The list of directors and their expertise and responsibilities are included in this Governance report, and on our website (www.trakm8.com). The Board of Directors meets monthly. For this meeting reports are produced on Risks, Finance, Sales and Marketing, Engineering and Operations. The Legal Counsel also attends, and full minutes are taken.

The Board maintains dialogue with its shareholders through the annual report and accounts, interim report, other regulatory announcements, the AGM and one-to-one meetings with both existing and potential shareholders. Interaction, views and feedback is also sought through discussions at the end of the AGM directly from shareholders and also from our corporate brokers.

BOARD OF DIRECTORS AND COMMITTEES 

The Board has established the following committees with formally designated rules and responsibilities. Each committee has a majority of non-executives.

Nominations committee

The function of this committee is to meet as necessary to consider appointments to the Board of Directors and to co-ordinate succession planning.
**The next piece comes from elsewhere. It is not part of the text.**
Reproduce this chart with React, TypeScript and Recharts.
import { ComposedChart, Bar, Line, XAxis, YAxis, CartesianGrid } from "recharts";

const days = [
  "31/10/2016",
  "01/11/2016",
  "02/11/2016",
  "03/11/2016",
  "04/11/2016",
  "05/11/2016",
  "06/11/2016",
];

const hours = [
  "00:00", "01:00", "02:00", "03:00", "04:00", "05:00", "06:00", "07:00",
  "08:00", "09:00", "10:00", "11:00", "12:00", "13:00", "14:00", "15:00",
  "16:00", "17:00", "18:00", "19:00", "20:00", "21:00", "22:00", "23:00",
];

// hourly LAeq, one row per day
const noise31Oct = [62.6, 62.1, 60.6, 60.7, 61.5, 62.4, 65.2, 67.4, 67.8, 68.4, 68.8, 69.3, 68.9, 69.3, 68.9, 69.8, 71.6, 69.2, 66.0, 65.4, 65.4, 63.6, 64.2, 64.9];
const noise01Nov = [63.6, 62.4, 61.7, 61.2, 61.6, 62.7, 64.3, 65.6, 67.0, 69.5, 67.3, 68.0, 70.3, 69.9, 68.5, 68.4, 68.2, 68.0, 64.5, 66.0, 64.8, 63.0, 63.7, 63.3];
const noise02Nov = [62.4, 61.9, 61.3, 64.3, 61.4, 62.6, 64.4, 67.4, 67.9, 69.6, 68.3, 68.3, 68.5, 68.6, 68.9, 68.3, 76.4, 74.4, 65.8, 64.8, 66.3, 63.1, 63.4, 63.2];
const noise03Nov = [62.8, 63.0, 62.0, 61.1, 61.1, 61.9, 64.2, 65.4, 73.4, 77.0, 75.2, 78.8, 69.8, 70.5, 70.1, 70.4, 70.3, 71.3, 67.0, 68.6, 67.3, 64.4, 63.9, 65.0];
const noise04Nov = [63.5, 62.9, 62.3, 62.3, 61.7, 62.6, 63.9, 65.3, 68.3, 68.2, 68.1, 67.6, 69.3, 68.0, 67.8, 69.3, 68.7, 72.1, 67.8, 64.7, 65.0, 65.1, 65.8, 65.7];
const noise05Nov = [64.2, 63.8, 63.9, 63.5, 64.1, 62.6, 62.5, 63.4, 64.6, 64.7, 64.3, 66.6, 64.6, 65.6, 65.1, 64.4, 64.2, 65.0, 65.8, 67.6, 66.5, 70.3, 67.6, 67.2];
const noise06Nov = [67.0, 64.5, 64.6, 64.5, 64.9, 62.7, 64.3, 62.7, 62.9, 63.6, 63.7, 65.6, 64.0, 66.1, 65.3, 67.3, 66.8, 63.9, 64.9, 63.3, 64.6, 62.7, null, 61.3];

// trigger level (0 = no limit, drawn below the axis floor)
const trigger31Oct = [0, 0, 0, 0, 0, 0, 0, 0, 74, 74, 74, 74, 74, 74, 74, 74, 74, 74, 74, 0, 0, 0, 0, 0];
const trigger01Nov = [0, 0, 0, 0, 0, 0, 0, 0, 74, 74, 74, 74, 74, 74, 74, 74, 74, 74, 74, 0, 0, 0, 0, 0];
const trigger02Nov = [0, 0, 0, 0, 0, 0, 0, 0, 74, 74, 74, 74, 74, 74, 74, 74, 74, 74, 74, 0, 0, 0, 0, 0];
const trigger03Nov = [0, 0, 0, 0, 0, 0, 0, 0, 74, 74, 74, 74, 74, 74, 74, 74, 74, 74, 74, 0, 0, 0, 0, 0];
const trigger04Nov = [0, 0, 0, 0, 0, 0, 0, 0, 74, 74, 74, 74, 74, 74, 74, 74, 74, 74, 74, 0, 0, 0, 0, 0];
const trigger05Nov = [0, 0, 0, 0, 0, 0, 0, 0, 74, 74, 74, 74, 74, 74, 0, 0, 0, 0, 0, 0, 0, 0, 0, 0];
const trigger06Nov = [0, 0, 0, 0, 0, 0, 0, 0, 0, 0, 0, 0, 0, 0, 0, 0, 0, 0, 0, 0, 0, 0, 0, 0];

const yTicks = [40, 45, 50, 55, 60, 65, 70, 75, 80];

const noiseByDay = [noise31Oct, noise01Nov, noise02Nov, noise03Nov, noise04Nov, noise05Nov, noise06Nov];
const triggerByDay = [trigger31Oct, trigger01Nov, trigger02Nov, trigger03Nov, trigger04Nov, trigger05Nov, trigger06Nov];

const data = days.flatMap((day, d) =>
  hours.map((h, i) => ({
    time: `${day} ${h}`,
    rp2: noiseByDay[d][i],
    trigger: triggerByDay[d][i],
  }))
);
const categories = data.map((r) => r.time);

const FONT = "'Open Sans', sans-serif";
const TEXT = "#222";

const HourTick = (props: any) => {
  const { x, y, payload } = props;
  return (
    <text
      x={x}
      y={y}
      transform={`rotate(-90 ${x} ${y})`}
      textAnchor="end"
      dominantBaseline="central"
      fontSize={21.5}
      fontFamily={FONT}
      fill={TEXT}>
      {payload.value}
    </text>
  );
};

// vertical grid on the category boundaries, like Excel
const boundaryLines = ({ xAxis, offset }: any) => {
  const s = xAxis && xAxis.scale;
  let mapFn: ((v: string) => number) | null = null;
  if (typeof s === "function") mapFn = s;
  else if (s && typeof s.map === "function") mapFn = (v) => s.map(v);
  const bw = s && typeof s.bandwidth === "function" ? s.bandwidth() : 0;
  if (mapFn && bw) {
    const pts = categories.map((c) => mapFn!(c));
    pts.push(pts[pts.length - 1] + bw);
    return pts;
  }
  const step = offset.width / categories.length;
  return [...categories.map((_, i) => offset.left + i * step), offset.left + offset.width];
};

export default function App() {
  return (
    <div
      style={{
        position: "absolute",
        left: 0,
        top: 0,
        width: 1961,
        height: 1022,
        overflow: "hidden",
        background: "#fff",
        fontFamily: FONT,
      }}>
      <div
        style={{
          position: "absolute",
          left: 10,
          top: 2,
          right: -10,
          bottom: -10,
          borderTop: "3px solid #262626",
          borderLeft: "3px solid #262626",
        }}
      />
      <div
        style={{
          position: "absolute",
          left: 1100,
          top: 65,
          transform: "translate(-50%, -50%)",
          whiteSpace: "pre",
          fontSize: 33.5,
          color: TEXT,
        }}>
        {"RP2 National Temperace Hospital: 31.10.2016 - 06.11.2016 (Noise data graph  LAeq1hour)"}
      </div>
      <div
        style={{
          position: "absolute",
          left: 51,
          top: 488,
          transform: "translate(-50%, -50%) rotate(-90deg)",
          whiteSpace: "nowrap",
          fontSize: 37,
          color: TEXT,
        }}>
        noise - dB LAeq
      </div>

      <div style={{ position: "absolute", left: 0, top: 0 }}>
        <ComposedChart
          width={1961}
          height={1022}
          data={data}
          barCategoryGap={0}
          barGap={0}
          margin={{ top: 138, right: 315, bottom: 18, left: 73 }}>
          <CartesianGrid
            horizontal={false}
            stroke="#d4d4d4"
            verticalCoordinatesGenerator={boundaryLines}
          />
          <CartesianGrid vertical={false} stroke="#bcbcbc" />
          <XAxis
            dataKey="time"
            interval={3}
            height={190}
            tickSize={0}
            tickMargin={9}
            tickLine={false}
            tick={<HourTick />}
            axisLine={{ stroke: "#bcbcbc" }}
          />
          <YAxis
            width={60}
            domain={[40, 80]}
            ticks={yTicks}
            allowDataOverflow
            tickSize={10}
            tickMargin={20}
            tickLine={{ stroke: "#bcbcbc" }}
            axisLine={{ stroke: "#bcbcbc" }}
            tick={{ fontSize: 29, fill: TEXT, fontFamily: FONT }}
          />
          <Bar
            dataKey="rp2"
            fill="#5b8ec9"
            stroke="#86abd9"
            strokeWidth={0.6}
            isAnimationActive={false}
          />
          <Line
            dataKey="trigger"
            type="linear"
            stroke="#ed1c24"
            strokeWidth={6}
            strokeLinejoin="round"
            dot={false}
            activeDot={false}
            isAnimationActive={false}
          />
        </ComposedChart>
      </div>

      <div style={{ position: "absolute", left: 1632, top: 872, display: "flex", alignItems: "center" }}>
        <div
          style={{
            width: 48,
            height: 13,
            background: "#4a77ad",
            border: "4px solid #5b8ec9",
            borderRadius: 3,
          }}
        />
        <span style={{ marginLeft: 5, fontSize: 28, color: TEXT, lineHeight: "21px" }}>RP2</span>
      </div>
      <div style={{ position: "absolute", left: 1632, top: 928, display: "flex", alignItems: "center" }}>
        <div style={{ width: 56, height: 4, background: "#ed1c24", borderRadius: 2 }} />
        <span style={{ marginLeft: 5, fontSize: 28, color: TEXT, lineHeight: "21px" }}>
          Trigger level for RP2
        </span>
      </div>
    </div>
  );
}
The Group operates a share dealing code for Directors. John Watkins chairs the committee with Keith Evans, Nadeem Raza and Penny Searles as members.

Audit and Risk Committee

The Audit and Risk Committee is responsible for ensuring that the Group’s financial performance is properly monitored, controlled and reported. Keith Evans chairs the committee with John Watkins, Nadeem Raza and Penny Searles as members. The CFO and other Directors attend as required.

The committee and the external auditor have safeguards to avoid a potential compromise of auditor’s objectivity and independence. These include the adoption of a policy that segregates the supply of audit and non-audit services and requires committee approval for the supply of services such as tax services and acquisition related due diligence.

The key issues considered by the Audit and Risk Committee included revenue recognition, capitalisation of development costs, valuation of accrued income and impairment review of Goodwill.  The Audit and Risk Committee also reviewed in detail financial projections in concluding on its Going Concern assertion.

Remuneration committee

The Remuneration Committee’s terms of reference include making recommendations on Directors’ compensation packages to ensure that the Group enjoys and retains an appropriate level of motivated resources. The Committee engages with external consultants as and where it is deemed beneficial.

The Group has adopted and operates a share dealing code for Directors and employees in accordance with the requirements of the market abuse regulation. John Watkins chairs the committee with Keith Evans, Nadeem Raza and Penny Searles as members.

Conclusion

In summary, the Chairman sets the overall tone for the Corporate Governance processes, which are the building blocks for delivering the long-term objectives of profitable growth, cash generation and share price improvement.